- Time
- Post link
Okay let me try to restate it, with Disney animation most characters (including Beast) have one animator that does that character. When they animate Disney cells they are told to follow the contours and movements of live-action reference shots they’re given, not to invent the animation themselves. Many shots even got reused in several Disney animations for example the ballroom dance is a shot reused from Sleeping Beauty. There’s nothing in that process that allows an animator to ever animate a silhouette as a black shadow. Also the animators were not the ones in creative control, it’s a lot easier to get your animator to draw the figure first and then alter its appearance as necessary for the final film. So what the animator for Beast intended and what the director intended for those early Beast scenes could be different.

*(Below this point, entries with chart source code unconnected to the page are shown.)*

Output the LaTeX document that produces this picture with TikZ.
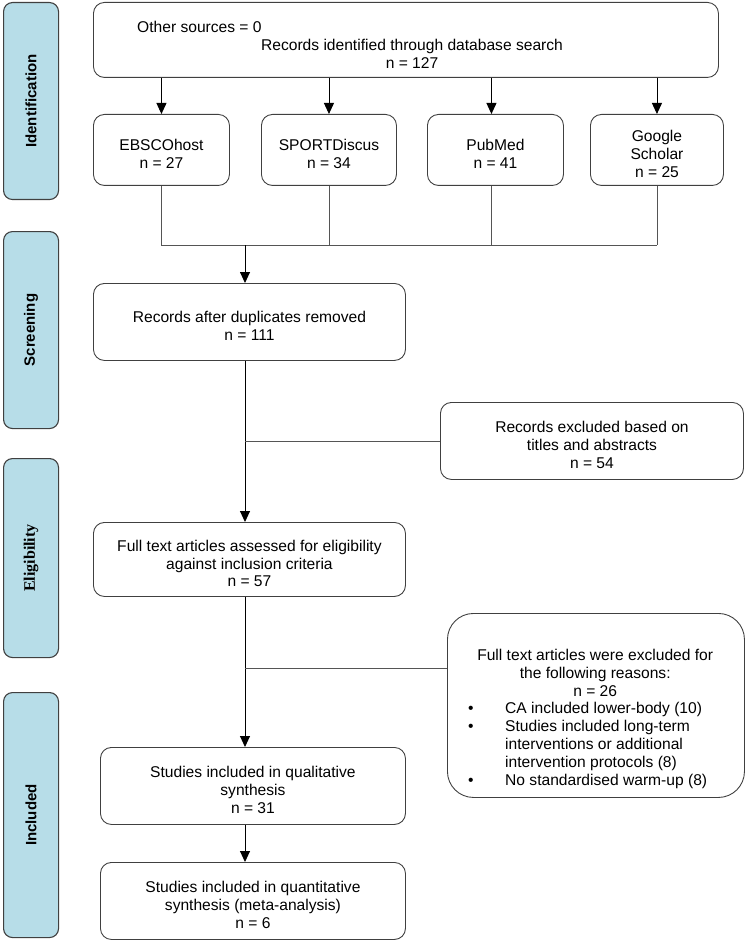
\documentclass[tikz,border=0pt]{standalone}
\usepackage{fontspec}
\setmainfont{Liberation Sans}
\newfontfamily\serifbold{Liberation Serif}
\usetikzlibrary{arrows.meta}
\definecolor{barblue}{RGB}{183,221,232}
\definecolor{edgegray}{RGB}{64,64,64}
\definecolor{conngray}{RGB}{85,85,85}
\newcommand\boxtext[2]{\node[txt] (#1t) at ([shift={(0,4)}]#1.center) {#2};}
\begin{document}
\begin{tikzpicture}[x=1pt,y=-1pt,
  bar/.style={draw=edgegray, line width=1.1pt, fill=barblue, rounded corners=9pt, anchor=north west, inner sep=0pt, minimum width=55pt},
  barlabel/.style={rotate=90, font=\fontsize{15}{18}\selectfont\bfseries},
  box/.style={draw=edgegray, line width=0.9pt, rounded corners=11pt, anchor=north west, inner sep=0pt},
  txt/.style={inner sep=0pt, align=center, font=\fontsize{15.6}{17.8}\selectfont},
  conn/.style={draw=conngray, line width=0.9pt},
  arr/.style={draw=black, line width=0.9pt, -{Triangle[width=10pt,length=11pt]}}
]
\useasboundingbox (0,0) rectangle (751,941);

% side bars
\node[bar, minimum height=197pt] (idbar) at (3,2) {};
\node[barlabel] (idlab) at (idbar.center) {Identification};
\node[bar, minimum height=197pt] (scbar) at (3,231) {};
\node[barlabel] (sclab) at (scbar.center) {Screening};
\node[bar, minimum height=199pt] (elbar) at (3,458) {};
\node[barlabel, font=\fontsize{16}{18}\selectfont\serifbold\bfseries] (ellab) at (elbar.center) {Eligibility};
\node[bar, minimum height=245pt] (inbar) at (3,692) {};
\node[barlabel] (inlab) at (inbar.center) {Included};

% top box
\node[box, minimum width=625pt, minimum height=75pt] (top) at (93,2) {};
\node[txt, anchor=west] (other) at (137,27) {Other sources = 0};
\node[txt] (recid) at (412,54) {Records identified through database search\\n = 127};

% source boxes
\node[box, minimum width=136pt, minimum height=71pt] (ebsco) at (93,114) {};
\boxtext{ebsco}{EBSCOhost\\n = 27}
\node[box, minimum width=135pt, minimum height=71pt] (sport) at (261,114) {};
\boxtext{sport}{SPORTDiscus\\n = 34}
\node[box, minimum width=136pt, minimum height=71pt] (pubmed) at (427,114) {};
\boxtext{pubmed}{PubMed\\n = 41}
\node[box, minimum width=133pt, minimum height=71pt] (google) at (590,114) {};
\boxtext{google}{Google\\Scholar\\n = 25}

\coordinate (bus) at (0,245);
\coordinate (pmx) at ([xshift=-4pt]pubmed.north);
\foreach \s in {ebsco,sport,google}{
  \draw[arr] (\s.north |- top.south) -- (\s.north);
  \draw[conn] (\s.south) -- (\s.south |- bus);
}
\draw[arr] (pmx |- top.south) -- (pmx |- pubmed.north);
\draw[conn] (pmx |- pubmed.south) -- (pmx |- bus);
\draw[conn] (ebsco.south |- bus) -- (google.south |- bus);

% screening
\node[box, minimum width=312pt, minimum height=77pt] (dup) at (93,283) {};
\boxtext{dup}{Records after duplicates removed\\n = 111}
\coordinate (spine) at (245,0);
\draw[arr] (spine |- bus) -- (spine |- dup.north);

\node[box, minimum width=303pt, minimum height=77pt] (excl1) at (440,402) {};
\boxtext{excl1}{Records excluded based on\\titles and abstracts\\n = 54}

% eligibility
\node[box, minimum width=312pt, minimum height=74pt] (full) at (93,522) {};
\boxtext{full}{Full text articles assessed for eligibility\\against inclusion criteria\\n = 57}
\draw[arr] (spine |- dup.south) -- (spine |- full.north);
\coordinate (b1) at (spine |- excl1.west);
\draw[conn] (b1) -- (excl1.west);

\node[box, rounded corners=26pt, minimum width=297pt, minimum height=184pt] (excl2) at (447,613) {};
\node[txt, anchor=north west, align=left] (excl2t) at (455,649) {%
\parbox{280pt}{\centering Full text articles were excluded for\\the following reasons:\\n = 26\par
\raggedright
\mbox{\makebox[50pt][l]{\hspace{13pt}\textbullet}CA included lower-body (10)}\\
\mbox{\makebox[50pt][l]{\hspace{13pt}\textbullet}Studies included long-term}\\
\mbox{\hspace*{50pt}interventions or additional}\\
\mbox{\hspace*{50pt}intervention protocols (8)}\\
\mbox{\makebox[50pt][l]{\hspace{13pt}\textbullet}No standardised warm-up (8)}}};

% included
\node[box, minimum width=305pt, minimum height=77pt] (qual) at (100,747) {};
\boxtext{qual}{Studies included in qualitative\\synthesis\\n = 31}
\draw[arr] (spine |- full.south) -- (spine |- qual.north);
\coordinate (b2) at (245,668);
\draw[conn] (b2) -- (b2 -| excl2.west);

\node[box, minimum width=305pt, minimum height=77pt] (quant) at (100,862) {};
\boxtext{quant}{Studies included in quantitative\\synthesis (meta-analysis)\\n = 6}
\draw[arr] (qual.south -| spine) -- (quant.north -| spine);
\end{tikzpicture}
\end{document}
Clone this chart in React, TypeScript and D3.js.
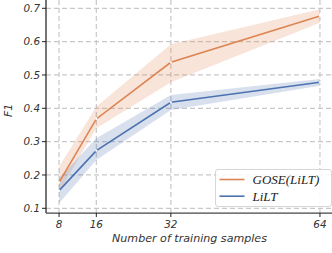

Makes sense in that more bureaucratic structure, I can see that. It’d be interesting to see the relationship between the painting stage, since that’s a separate position from animation (looking at the credits), and the printing stage. Both of those stages involve decisions regarding tonal values, and it’d be cool to see what the formula that led to the final exposure was. Did the painters make stuff brighter than what they would want so that it would print properly? Maybe contrast ratio was more important than specific lightness so that it could scale to whatever was needed when printing. It’d be interesting to hear interviews with those people.
If you like the film I suggest arranging to see it on film some time if you can.
Would love to, though I don’t think I’ve ever seen Disney animation classics in any of the theaters around that do those type of screenings. I’ve seen some older Disney live action around, but not animation. I’m definitely keeping my eyes open.